2.  Without a focus on quality improvement, you will only reach a set plateau.
This is very important.  Most people that I know have not continuously improved their driving abilities.  Our initial growth is fueled by the new behaviors associated with a new action.  But this isn’t enough to continue to grow.  We need to shift over to a focus on quality improvement in order to overcome the typical plateau associated with muscle memory.

Another example that I see involves exercise.  For years I tried to form a new exercise habit and failed.  I was so focused on quality that I spent too much time making sure everything was perfect instead of making progress and forming the reflexive recall needed to keep going.  

Once I shifted my perspective to making progress instead of on perfection I was able to start a new exercise habit.  I worked to maintain that habit and spent 4-5 years relying on that habit to improve my health.  

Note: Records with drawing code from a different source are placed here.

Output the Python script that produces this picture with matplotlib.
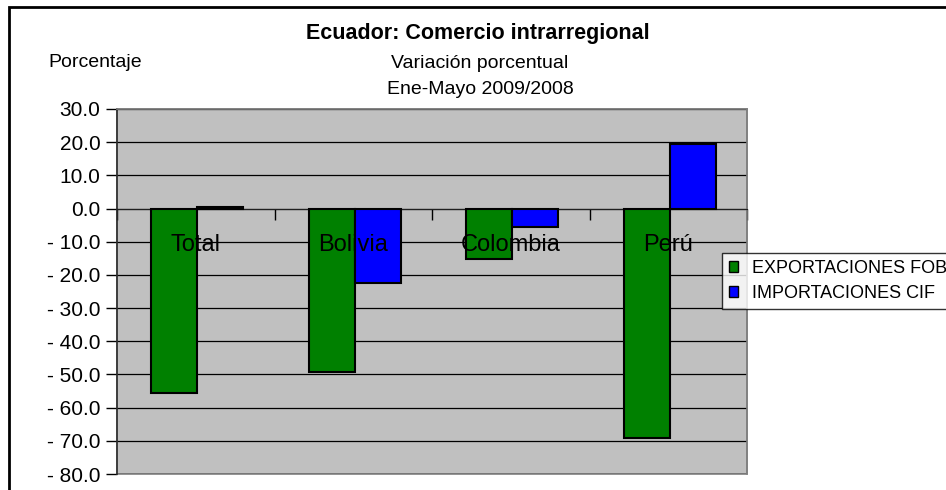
import numpy as np
import matplotlib
matplotlib.use('Agg')
import matplotlib.pyplot as plt
import matplotlib.patches as mpatches
from matplotlib.ticker import FuncFormatter

plt.rcParams['font.family'] = ['Liberation Sans', 'DejaVu Sans']

#%% data
categories = ['Total', 'Bolivia', 'Colombia', 'Perú']
exportaciones = [-55.7, -49.4, -15.1, -69.0]
importaciones = [0.6, -22.4, -5.6, 19.5]
series_names = ['EXPORTACIONES FOB', 'IMPORTACIONES CIF']
yticks = [30, 20, 10, 0, -10, -20, -30, -40, -50, -60, -70, -80]

colExp = '#008000'
colImp = '#0000FF'
bgcolor = '#C0C0C0'

W, H = 946, 490
fig = plt.figure(figsize=(W/100, H/100), dpi=100)
ax = fig.add_axes([117/W, (H-474)/H, 630/W, 365/H])
ax.set_facecolor(bgcolor)

x = np.arange(len(categories)) + 0.51
bw = 0.293
ax.bar(x - bw/2, exportaciones, bw, color=colExp, edgecolor='black', lw=1.5,
       zorder=3, label=series_names[0])
ax.bar(x + bw/2, importaciones, bw, color=colImp, edgecolor='black', lw=1.5,
       zorder=3, label=series_names[1])

ax.set_xlim(0, len(categories))
ax.set_ylim(min(yticks), max(yticks))
ax.set_yticks(yticks)
ax.yaxis.set_major_formatter(FuncFormatter(
    lambda v, p: ('- %.1f' % abs(v)) if v < 0 else '%.1f' % v))
ax.tick_params(axis='y', direction='out', length=8, width=1, labelsize=15, pad=4)
ax.grid(axis='y', color='black', lw=0.9, zorder=1)
ax.set_axisbelow(True)

# x axis on zero line, ticks at category boundaries
ax.spines['bottom'].set_position(('data', 0))
ax.spines['bottom'].set_color('#202020')
ax.set_xticks(np.arange(len(categories) + 1))
ax.set_xticklabels([])
ax.tick_params(axis='x', direction='out', length=8, width=1)
ax.spines['left'].set_color('#303030')
ax.spines['left'].set_linewidth(1.2)
for s in ['top', 'right']:
    ax.spines[s].set_color('#808080')
    ax.spines[s].set_linewidth(1.2)
ax.add_patch(mpatches.Rectangle((0, 0), 1, 1, transform=ax.transAxes, fill=False,
                                ec='#808080', lw=1.2, zorder=0, clip_on=False))

# category labels
for xi, lbl in zip(np.arange(len(categories)) + 0.5, categories):
    ax.text(xi, -12.9, lbl, ha='center', va='baseline', fontsize=17, zorder=5)

# titles
fig.text(478/W, 1 - 33.5/H, 'Ecuador: Comercio intrarregional', ha='center',
         va='center', fontsize=15.5, fontweight='bold')
fig.text(48/W, 1 - 62.5/H, 'Porcentaje', ha='left', va='center', fontsize=14)
fig.text(480/W, 1 - 63.5/H, 'Variación porcentual', ha='center', va='center', fontsize=14)
fig.text(480/W, 1 - 90/H, 'Ene-Mayo 2009/2008', ha='center', va='center', fontsize=14)

# legend (runs off the right edge like the reference)
leg = fig.legend(loc='upper left', bbox_to_anchor=(722/W, 1 - 252.7/H),
                 fontsize=13, frameon=True, fancybox=False, shadow=False,
                 handlelength=0.5, handleheight=0.5, handletextpad=0.75,
                 borderpad=0.4, labelspacing=0.45, borderaxespad=0)
leg.get_frame().set_edgecolor('black')
leg.get_frame().set_linewidth(1)
leg.get_frame().set_facecolor('white')
for h in leg.legend_handles:
    h.set_linewidth(1)

# outer chart border
fig.patches.append(mpatches.Rectangle((9/W, -0.2), 2, 1.2 - 7/H, transform=fig.transFigure,
                                      fill=False, ec='black', lw=2))

plt.savefig('out.png', dpi=100)
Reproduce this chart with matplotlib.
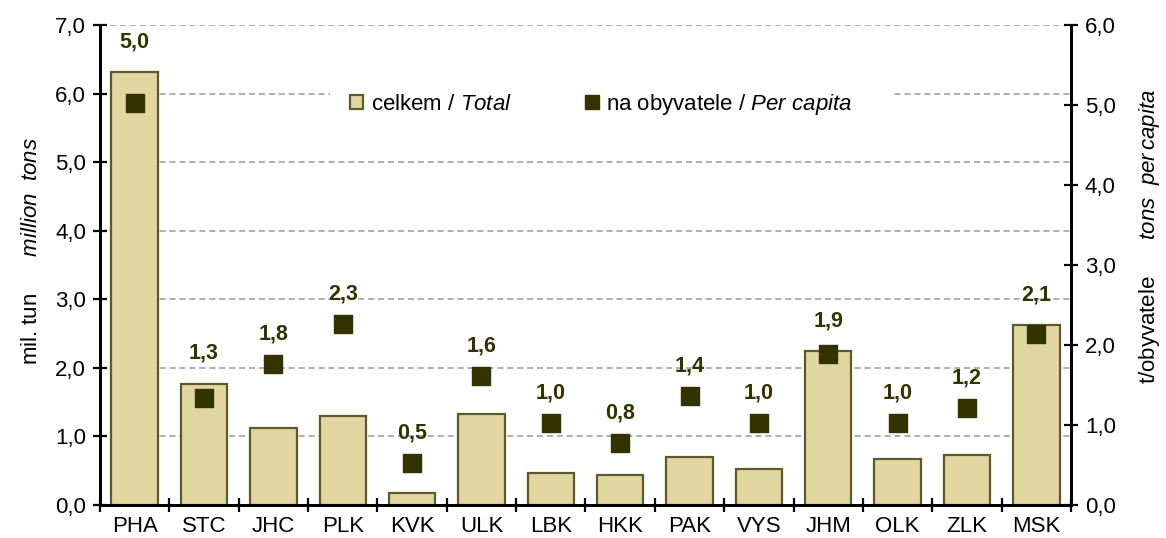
import numpy as np
import matplotlib
matplotlib.use("Agg")
import matplotlib.pyplot as plt
from matplotlib.ticker import FuncFormatter, FixedLocator
from matplotlib.patches import Patch, Rectangle
from matplotlib.lines import Line2D

plt.rcParams["font.family"] = ["Liberation Sans", "DejaVu Sans"]
plt.rcParams["mathtext.fontset"] = "custom"
plt.rcParams["mathtext.rm"] = "Liberation Sans"
plt.rcParams["mathtext.it"] = "Liberation Sans:italic"

regions = ["PHA", "STC", "JHC", "PLK", "KVK", "ULK", "LBK",
           "HKK", "PAK", "VYS", "JHM", "OLK", "ZLK", "MSK"]
total_mil_t = [6.31, 1.77, 1.13, 1.30, 0.18, 1.33, 0.47,
               0.44, 0.70, 0.52, 2.24, 0.67, 0.73, 2.62]
per_capita_t = [5.03, 1.34, 1.76, 2.26, 0.52, 1.61, 1.02,
                0.77, 1.36, 1.02, 1.89, 1.02, 1.21, 2.14]

BAR_FC = "#E2D7A0"
BAR_EC = "#5E5A2E"
MARK = "#333300"
FS = 16


def comma(v, _pos=None):
    return f"{v:.1f}".replace(".", ",")


fig = plt.figure(figsize=(11.66, 5.38), dpi=100)
ax = fig.add_axes([100 / 1166, 1 - 505 / 538, 971 / 1166, 480 / 538])
ax2 = ax.twinx()

x = np.arange(len(regions))
ax.bar(x, total_mil_t, 0.67, color=BAR_FC, edgecolor=BAR_EC, lw=1.6, zorder=3)
ax.set_xlim(-0.5, len(regions) - 0.5)
ax.set_ylim(0, 7)
ax.yaxis.set_major_locator(FixedLocator(np.arange(0, 7.5, 1)))
ax.yaxis.set_major_formatter(FuncFormatter(comma))
ax.yaxis.grid(True, color="#9a9a9a", ls=(0, (4, 2.5)), lw=1.1)
ax.set_axisbelow(True)
ax.set_xticks(x)
ax.set_xticklabels(regions)
ax.set_xticks(np.arange(-0.5, len(regions), 1), minor=True)
ax.tick_params(axis="x", which="major", length=0, pad=8, labelsize=FS)
ax.tick_params(axis="x", which="minor", length=10, width=1.6, direction="inout")
ax.tick_params(axis="y", length=10, width=1.6, direction="inout", labelsize=FS, pad=5)

# white legend area hiding the gridline behind it
ax.add_patch(Rectangle((0.237, 0.80), 0.58, 0.12, transform=ax.transAxes,
                       facecolor="white", edgecolor="none", zorder=1))

ax2.set_ylim(0, 6)
ax2.yaxis.set_major_locator(FixedLocator(np.arange(0, 6.5, 1)))
ax2.yaxis.set_major_formatter(FuncFormatter(comma))
ax2.tick_params(axis="y", length=10, width=1.6, direction="inout", labelsize=FS, pad=5)
ax2.scatter(x, per_capita_t, marker="s", s=150, color=MARK, zorder=5)

for a in (ax, ax2):
    a.spines["top"].set_visible(False)
    for s in ("left", "right", "bottom"):
        a.spines[s].set_linewidth(2)
        a.spines[s].set_color("black")

# labels above the higher of bar top / marker
for xi, tot, pc in zip(x, total_mil_t, per_capita_t):
    top = max(pc, tot * 6 / 7)
    ax2.annotate(comma(pc), (xi, top), xytext=(0, 22), textcoords="offset points",
                 ha="center", va="center", fontsize=FS - 0.5, fontweight="bold",
                 color=MARK, zorder=6)

ax.set_ylabel(r"mil. tun      $\it{million\ \ tons}$", fontsize=FS)
ax.yaxis.set_label_coords(-0.06, 0.53)
ax2.set_ylabel(r"t/obyvatele      $\it{tons\ \ per\,capita}$", fontsize=FS)
ax2.yaxis.set_label_coords(1.068, 0.56)

handles = [Patch(facecolor=BAR_FC, edgecolor=BAR_EC, lw=1.6),
           Line2D([], [], ls="", marker="s", ms=10, color=MARK)]
labels = [r"celkem / $\it{Total}$", r"na obyvatele / $\it{Per\ capita}$"]
leg = ax2.legend(handles, labels, loc="center", bbox_to_anchor=(0.516, 0.835),
                 ncol=2, fontsize=FS, frameon=False, columnspacing=3.3,
                 handlelength=0.6, handleheight=0.6, handletextpad=0.35,
                 borderpad=0.6, borderaxespad=0)
leg.set_zorder(4)

fig.savefig("out.png", dpi=100)
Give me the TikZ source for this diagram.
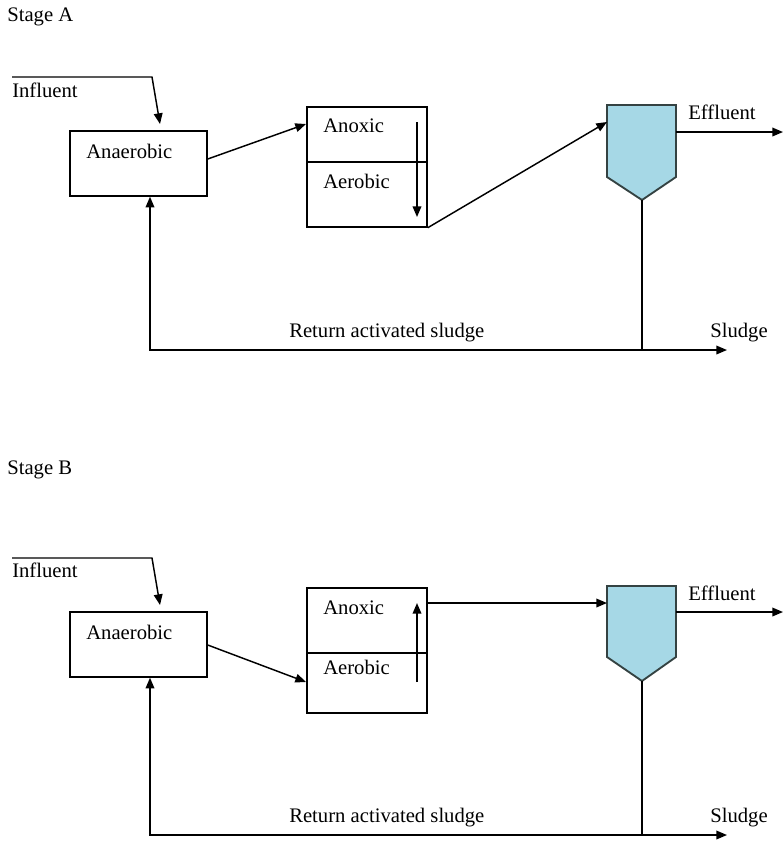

But I noticed something interesting.  I hit a wall.  I spent years trying to improve and just couldn’t seem to make any real progress.  I continued to exercise daily but wasn’t seeing an improvement in my weight or physical abilities.  It wasn’t until I shifted my perspective that I saw incredible growth.

Because I had the habit ingrained, I could then put all of my attention into improving my exercise routine.  I didn’t do this drastically.  I started adding and adjusting pieces of it until I started to see some progress.  Then I spent some time solidifying those habits.  

Over time this has helped me to grow beyond the plateau associated with blind repetition.  

Taking the example of playing a musical instrument, we see the same characteristics.  If we want to learn the guitar we have to train our hands to form the right chords and strum the right rhythm.  But if we only play the same songs and don’t challenge ourselves to improve, we won’t continue to grow.

The greatest musicians all have the muscle memory associated with playing their instrument at the highest levels and have worked to improve the quality over time.  Together this provides an incredible platform to grow a habit and reach a goal.

Understanding muscle memory is important because it can help unlock areas of our lives where we can start to grow a new habit or overcome the plateau associated with a longstanding habit.  

So what areas of your life can you apply these traits of muscle memory to reach a goal?